There was the familiar slapping sound as the needle holder was thrust into his open hand. Mary Abruzzi changed her worn-out gum for a new stick by lifting the lower part of her mask.

At first it was only one premature ventricular contraction followed by a compensatory pause. Dr. Goodman’s eyes looked up at the monitor. The resident asked for more suture. Dr. Goodman increased the oxygen flow to wash out the nitrous oxide. Then there were two more abnormal ectopic heartbeats and the heart rate increased to about 90 per minute. The change in the audible rhythm caught the attention of the scrub nurse, who looked at Dr. Goodman. Satisfied that he was aware, she went back to supplying the resident with skin sutures, slapping a loaded needle holder in his hand every time he reached up.

Dr. Goodman stopped the oxygen, thinking that maybe the myocardium or heart muscle was particularly sensitive to the high oxygen levels that were obviously in the blood. Later he admitted that this might have been a mistake as well. He began to use compressed air for aerating Berman’s lungs. Berman was still not breathing on his own.

In quick succession there were several back-to-back runs of the strange premature-type heartbeats, which made Dr. Goodman’s own heart jump in his chest from fright. He knew all too well that such runs of premature ventricular contractions often were the immediate harbinger of cardiac arrest. Dr. Goodman’s hands visibly trembled as he inflated the blood pressure cuff. Blood pressure was 80/55; it had fallen for no apparent reason. Dr. Goodman looked up at the monitor as the premature beats began to increase in frequency. The beeping sound became faster and faster, screaming its urgent information into Dr. Goodman’s brain. His eyes swept over the anesthesia machine, the carbon dioxide canister. His mind raced for an answer. He could feel his bowels loosen and he had to clamp down voluntarily with the muscles of his anus. Terror spread through him. Something was wrong. The premature beats were increasing to the point that normal beats were being crowded out as the electronic blip on the monitor began to trace a senseless pattern.

“What the hell’s going on?” yelled Dr. Colbert, looking up from his suturing job.

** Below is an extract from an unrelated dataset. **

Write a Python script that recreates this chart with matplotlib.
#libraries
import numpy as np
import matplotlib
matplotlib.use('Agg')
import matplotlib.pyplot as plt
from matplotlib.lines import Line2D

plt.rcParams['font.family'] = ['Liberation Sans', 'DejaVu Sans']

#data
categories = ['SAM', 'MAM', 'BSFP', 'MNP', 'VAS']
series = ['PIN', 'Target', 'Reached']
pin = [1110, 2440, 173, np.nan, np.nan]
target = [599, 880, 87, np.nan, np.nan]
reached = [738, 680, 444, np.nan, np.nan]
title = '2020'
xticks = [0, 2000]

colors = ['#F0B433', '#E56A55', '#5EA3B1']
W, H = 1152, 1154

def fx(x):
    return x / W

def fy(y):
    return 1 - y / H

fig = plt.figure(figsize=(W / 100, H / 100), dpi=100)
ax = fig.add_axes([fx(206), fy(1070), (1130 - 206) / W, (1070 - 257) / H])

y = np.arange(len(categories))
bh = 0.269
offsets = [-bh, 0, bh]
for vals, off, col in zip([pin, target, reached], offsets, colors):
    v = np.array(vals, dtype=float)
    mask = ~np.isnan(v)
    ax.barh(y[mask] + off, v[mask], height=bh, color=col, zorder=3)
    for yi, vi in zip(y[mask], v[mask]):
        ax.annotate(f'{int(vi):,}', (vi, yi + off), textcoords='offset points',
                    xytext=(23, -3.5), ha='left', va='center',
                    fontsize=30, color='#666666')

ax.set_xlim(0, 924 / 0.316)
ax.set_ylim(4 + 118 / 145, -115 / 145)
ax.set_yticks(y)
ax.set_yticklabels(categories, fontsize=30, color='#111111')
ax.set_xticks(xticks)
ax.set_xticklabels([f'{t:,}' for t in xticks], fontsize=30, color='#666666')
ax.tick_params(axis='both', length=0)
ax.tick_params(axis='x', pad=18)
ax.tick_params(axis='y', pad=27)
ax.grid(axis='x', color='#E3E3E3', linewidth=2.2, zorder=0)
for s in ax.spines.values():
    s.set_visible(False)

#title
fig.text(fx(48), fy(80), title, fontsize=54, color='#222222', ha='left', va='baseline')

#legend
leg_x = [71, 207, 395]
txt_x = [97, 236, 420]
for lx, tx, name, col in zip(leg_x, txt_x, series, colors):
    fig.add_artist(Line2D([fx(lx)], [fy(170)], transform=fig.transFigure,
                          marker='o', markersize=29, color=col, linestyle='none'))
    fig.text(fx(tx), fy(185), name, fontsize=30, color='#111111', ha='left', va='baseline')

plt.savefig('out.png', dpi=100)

Dr. Goodman didn’t answer. His trembling hands searched for a syringe. “Lidocaine,” he yelled to the circulating nurse. He tried to pull the plastic cap from the end of the needle but it would not come off. “Christ,” he
yelled and flung the syringe against the wall in utter frustration. He tore the cellophane cover from another syringe and managed to get the cap off the needle. Mary Abruzzi tried to hold the lidocaine bottle for him but his trembling hands made it impossible. He snatched the bottle from her and thrust in the needle.

“Holy shit, this guy’s going to arrest,” said Dr. Colbert in disbelief. He was staring at the monitor. The needle holder was still in his right hand; a pair of fine-tooth forceps were in his left hand.